Michael Wooldridge takes us on an effective little tour of artificial intelligence. Given the very compact form, he fits a lot in, taking us through some of the historical development including the 'golden age' (when everything seemed possible and very little was done), through the rise and fall of expert system, robotics, and the modern split between machine learning and 'good old-fashioned AI'. He emphasises how much in the past expectations have far outreached reality (then does something rather similar himself at the end).
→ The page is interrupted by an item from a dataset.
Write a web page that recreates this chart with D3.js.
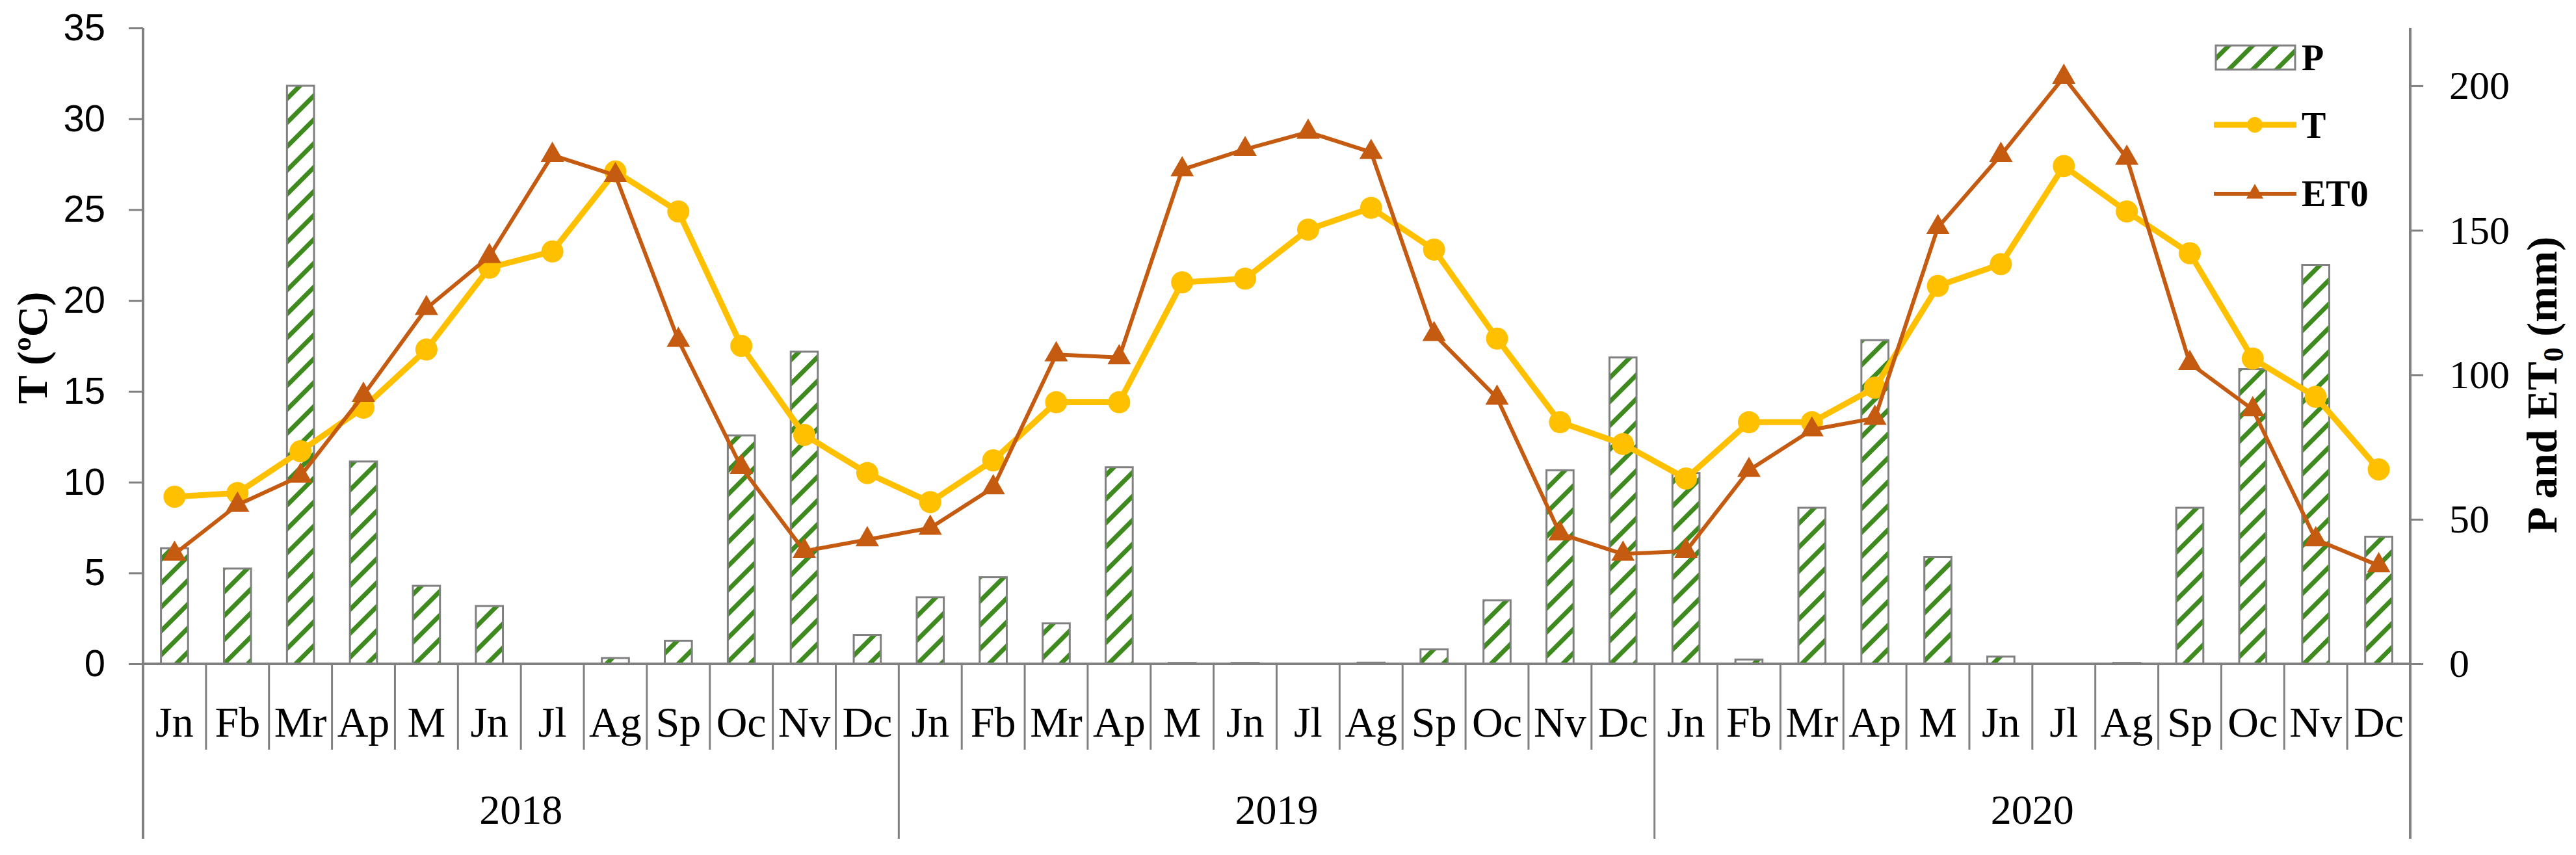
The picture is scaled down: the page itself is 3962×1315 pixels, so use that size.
<!DOCTYPE html>
<html lang="en">
    <head>
        <meta charset="utf-8">
        <title>P, T and ET0 2018-2020</title>
        <script src="https://d3js.org/d3.v7.min.js" charset="utf-8"></script>
        <style>
            body { margin: 0; background: #fff; }
        </style>
    </head>
    <body>
        <script type="text/javascript">

            // data
            var months = ["Jn", "Fb", "Mr", "Ap", "M", "Jn", "Jl", "Ag", "Sp", "Oc", "Nv", "Dc"];
            var years = ["2018", "2019", "2020"];

            // T (ºC), left axis
            var temp = [9.2, 9.4, 11.7, 14.1, 17.3, 21.8, 22.7, 27.1, 24.9, 17.5, 12.6, 10.5,
                        8.9, 11.2, 14.4, 14.4, 21.0, 21.2, 23.9, 25.1, 22.8, 17.9, 13.3, 12.1,
                        10.2, 13.3, 13.3, 15.2, 20.8, 22.0, 27.4, 24.9, 22.6, 16.8, 14.7, 10.7];

            // ET0 (mm), right axis
            var et0 = [38, 55, 65, 93, 123, 141, 176, 169, 112, 68, 39, 43,
                       47, 61, 107, 106, 171, 178, 184, 177, 114, 92, 45, 38,
                       39, 67, 81, 85, 151, 176, 203, 175, 104, 88, 43, 34];

            // P (mm), right axis
            var precip = [40, 33, 200, 70, 27, 20, 0, 2, 8, 79, 108, 10,
                          23, 30, 14, 68, 0.3, 0.3, 0, 0.4, 5, 22, 67, 106,
                          66, 1.5, 54, 112, 37, 2.5, 0, 0.3, 54, 102, 138, 44];

            var leftTicks = [0, 5, 10, 15, 20, 25, 30, 35];
            var rightTicks = [0, 50, 100, 150, 200];

            //Width and height etc
            var w = 3962;
            var h = 1315;
            var plotL = 220, plotR = 3707, plotT = 43, plotB = 1021;
            var grey = "#808080";
            var serif = "'Liberation Serif', 'DejaVu Serif', serif";
            var sans = "'Liberation Sans', Arial, sans-serif";

            var svg = d3.select("body")
                .append("svg")
                .attr("width", w)
                .attr("height", h)
                .style("background", "#fff");

            // striped fill for the P bars
            var defs = svg.append("defs");
            var pat = defs.append("pattern")
                .attr("id", "stripes")
                .attr("patternUnits", "userSpaceOnUse")
                .attr("width", 26)
                .attr("height", 26)
                .attr("patternTransform", "rotate(45)");
            pat.append("rect").attr("width", 26).attr("height", 26).attr("fill", "#fff");
            pat.append("rect").attr("width", 7).attr("height", 26).attr("fill", "#3f8a1f");

            // scales
            var idx = d3.range(temp.length);
            var x = d3.scaleBand().domain(idx).range([plotL, plotR]);
            var yL = d3.scaleLinear().domain([0, 35]).range([plotB, plotT]);
            var yR = d3.scaleLinear().domain([0, 220]).range([plotB, plotT]);
            var barW = x.bandwidth() * 0.43;

            // bars
            svg.append("g").selectAll("rect")
                .data(precip)
                .enter()
                .append("rect")
                .attr("x", function(d, i) { return x(i) + (x.bandwidth() - barW) / 2; })
                .attr("y", function(d) { return yR(d); })
                .attr("width", barW)
                .attr("height", function(d) { return yR(0) - yR(d); })
                .attr("fill", "url(#stripes)")
                .attr("stroke", function(d) { return d > 0 ? grey : "none"; })
                .attr("stroke-width", 3);

            var cx = function(i) { return x(i) + x.bandwidth() / 2; };

            // T line + circles
            var tLine = d3.line()
                .x(function(d, i) { return cx(i); })
                .y(function(d) { return yL(d); });

            svg.append("path")
                .datum(temp)
                .attr("d", tLine)
                .attr("fill", "none")
                .attr("stroke", "#ffc000")
                .attr("stroke-width", 9)
                .attr("stroke-linejoin", "round");

            svg.append("g").selectAll("circle")
                .data(temp)
                .enter()
                .append("circle")
                .attr("cx", function(d, i) { return cx(i); })
                .attr("cy", function(d) { return yL(d); })
                .attr("r", 17)
                .attr("fill", "#ffc000");

            // ET0 line + triangles
            var eLine = d3.line()
                .x(function(d, i) { return cx(i); })
                .y(function(d) { return yR(d); });

            svg.append("path")
                .datum(et0)
                .attr("d", eLine)
                .attr("fill", "none")
                .attr("stroke", "#c55a11")
                .attr("stroke-width", 6)
                .attr("stroke-linejoin", "round");

            var tri = d3.symbol().type(d3.symbolTriangle).size(560);
            svg.append("g").selectAll("path")
                .data(et0)
                .enter()
                .append("path")
                .attr("d", tri)
                .attr("transform", function(d, i) { return "translate(" + cx(i) + "," + yR(d) + ")"; })
                .attr("fill", "#c55a11");

            // left axis
            var axL = svg.append("g")
                .attr("transform", "translate(" + plotL + ",0)")
                .call(d3.axisLeft(yL).tickValues(leftTicks).tickSize(22).tickSizeOuter(0).tickPadding(36));
            axL.select(".domain").remove();
            axL.selectAll("line").attr("stroke", grey).attr("stroke-width", 3);
            axL.selectAll("text").attr("font-family", sans).attr("font-size", 58).attr("fill", "#000");

            // right axis
            var axR = svg.append("g")
                .attr("transform", "translate(" + plotR + ",0)")
                .call(d3.axisRight(yR).tickValues(rightTicks).tickSize(20).tickSizeOuter(0).tickPadding(40));
            axR.select(".domain").remove();
            axR.selectAll("line").attr("stroke", grey).attr("stroke-width", 3);
            axR.selectAll("text").attr("font-family", serif).attr("font-size", 62).attr("fill", "#000");

            // vertical axis lines run down through the category labels
            svg.append("line")
                .attr("x1", plotL).attr("x2", plotL).attr("y1", plotT).attr("y2", 1290)
                .attr("stroke", grey).attr("stroke-width", 4);
            svg.append("line")
                .attr("x1", plotR).attr("x2", plotR).attr("y1", plotT).attr("y2", 1290)
                .attr("stroke", grey).attr("stroke-width", 4);

            // category axis
            svg.append("line")
                .attr("x1", plotL).attr("x2", plotR).attr("y1", plotB).attr("y2", plotB)
                .attr("stroke", grey).attr("stroke-width", 4);

            svg.append("g").selectAll("line")
                .data(d3.range(1, temp.length))
                .enter()
                .append("line")
                .attr("x1", function(i) { return x(i); })
                .attr("x2", function(i) { return x(i); })
                .attr("y1", plotB)
                .attr("y2", function(i) { return i % 12 == 0 ? 1290 : 1153; })
                .attr("stroke", grey)
                .attr("stroke-width", 3);

            svg.append("g").selectAll("text")
                .data(idx)
                .enter()
                .append("text")
                .attr("x", function(i) { return cx(i); })
                .attr("y", 1133)
                .attr("text-anchor", "middle")
                .attr("font-family", serif)
                .attr("font-size", 66)
                .text(function(i) { return months[i % 12]; });

            svg.append("g").selectAll("text")
                .data(years)
                .enter()
                .append("text")
                .attr("x", function(d, j) { return (x(j * 12) + x(j * 12 + 11) + x.bandwidth()) / 2; })
                .attr("y", 1267)
                .attr("text-anchor", "middle")
                .attr("font-family", serif)
                .attr("font-size", 64)
                .text(function(d) { return d; });

            // axis titles
            svg.append("text")
                .attr("transform", "translate(72,535) rotate(-90)")
                .attr("text-anchor", "middle")
                .attr("font-family", serif)
                .attr("font-weight", "bold")
                .attr("font-size", 66)
                .text("T (ºC)");

            var rt = svg.append("text")
                .attr("transform", "translate(3932,592) rotate(-90)")
                .attr("text-anchor", "middle")
                .attr("font-family", serif)
                .attr("font-weight", "bold")
                .attr("font-size", 66);
            rt.append("tspan").text("P and ET");
            rt.append("tspan").attr("dy", 10).attr("font-size", 44).text("0");
            rt.append("tspan").attr("dy", -10).text(" (mm)");

            // legend
            var lg = svg.append("g").attr("font-family", serif).attr("font-weight", "bold").attr("font-size", 56);
            lg.append("rect")
                .attr("x", 3408).attr("y", 70).attr("width", 122).attr("height", 37)
                .attr("fill", "url(#stripes)").attr("stroke", grey).attr("stroke-width", 3);
            lg.append("text").attr("x", 3540).attr("y", 108).text("P");

            lg.append("line")
                .attr("x1", 3405).attr("x2", 3532).attr("y1", 192).attr("y2", 192)
                .attr("stroke", "#ffc000").attr("stroke-width", 9);
            lg.append("circle").attr("cx", 3468).attr("cy", 192).attr("r", 12).attr("fill", "#ffc000");
            lg.append("text").attr("x", 3540).attr("y", 212).text("T");

            lg.append("line")
                .attr("x1", 3405).attr("x2", 3532).attr("y1", 298).attr("y2", 298)
                .attr("stroke", "#c55a11").attr("stroke-width", 6);
            lg.append("path")
                .attr("d", d3.symbol().type(d3.symbolTriangle).size(300))
                .attr("transform", "translate(3468,298)")
                .attr("fill", "#c55a11");
            lg.append("text").attr("x", 3540).attr("y", 317).text("ET0");

        </script>
    </body>
</html>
It's just such a shame the format wastes half the space available with pointless and rather childish illustrations that don't add anything at all to the content. This book is supposed to be aimed at adults, but I read this on a train (the format's ideal for a short journey), and felt embarrassed to be seen looking at what appears to be a children's picture book.

The format isn't helped by the problem of using an academic to put something across to the general reader - there was sometimes a lack of appreciation of the sort of questions that people would want answering. For example, there is a page dedicated to the program SHRDLU. Immediately the reader thinks ‘Why SHRDLU?’ And Wooldridge leaves us hanging with the unhelpful ‘curiously named’. (As I couldn’t be so cruel, it’s the second block of letters on a Linotype printing machine, where the first block, in approximate frequency of use order was ETAOIN.)

Occasionally, the tightness of space of the format led to an oversimplification that was confusing. So, for example, when talking about the travelling salesman problem, we are told: ‘The best we seem able to do with NP-complete problems [never properly defined] is to exhaustively consider all possible solutions.’ But it depends what you mean by best. That's the only way to be sure of finding the optimal solution, but there are methods that will get within a small percentage of optimal in practical times (or satnavs wouldn’t work), which are surely better than a non-feasible approach? Similarly, we are told ‘The type of logic used in mathematics can’t cope with this seemingly trivial scenario [moving away from the idea Tweetie, who is a bird, can fly when you discover it’s a penguin], because it wasn’t designed for retracting conclusions.’ But this is exactly what happens when using Bayesian methods... which bizarrely are covered on the next page.

A final, and important oversimplification is over the negatives of AI. Some parts ignore this. The section on driverless cars is upbeat about all the lives that could potentially be saved. But this ignores the psychological issue that we aren't good at weighing up virtual lives saved against the actual people who will definitely be killed by driverless cars (the first example occurred just before this review was written). Though Wooldridge does mention problems from job losses, loss of privacy and algorithmic bias, he also misses the negatives arising from a point he makes earlier that machine learning can’t explain its decisions. The inability to explain why, say, someone is refused a mortgage runs counter to increasing move towards corporate transparency and could prove a real problem.

Overall, Wooldridge does a surprisingly good job, though, given the limitations of the format.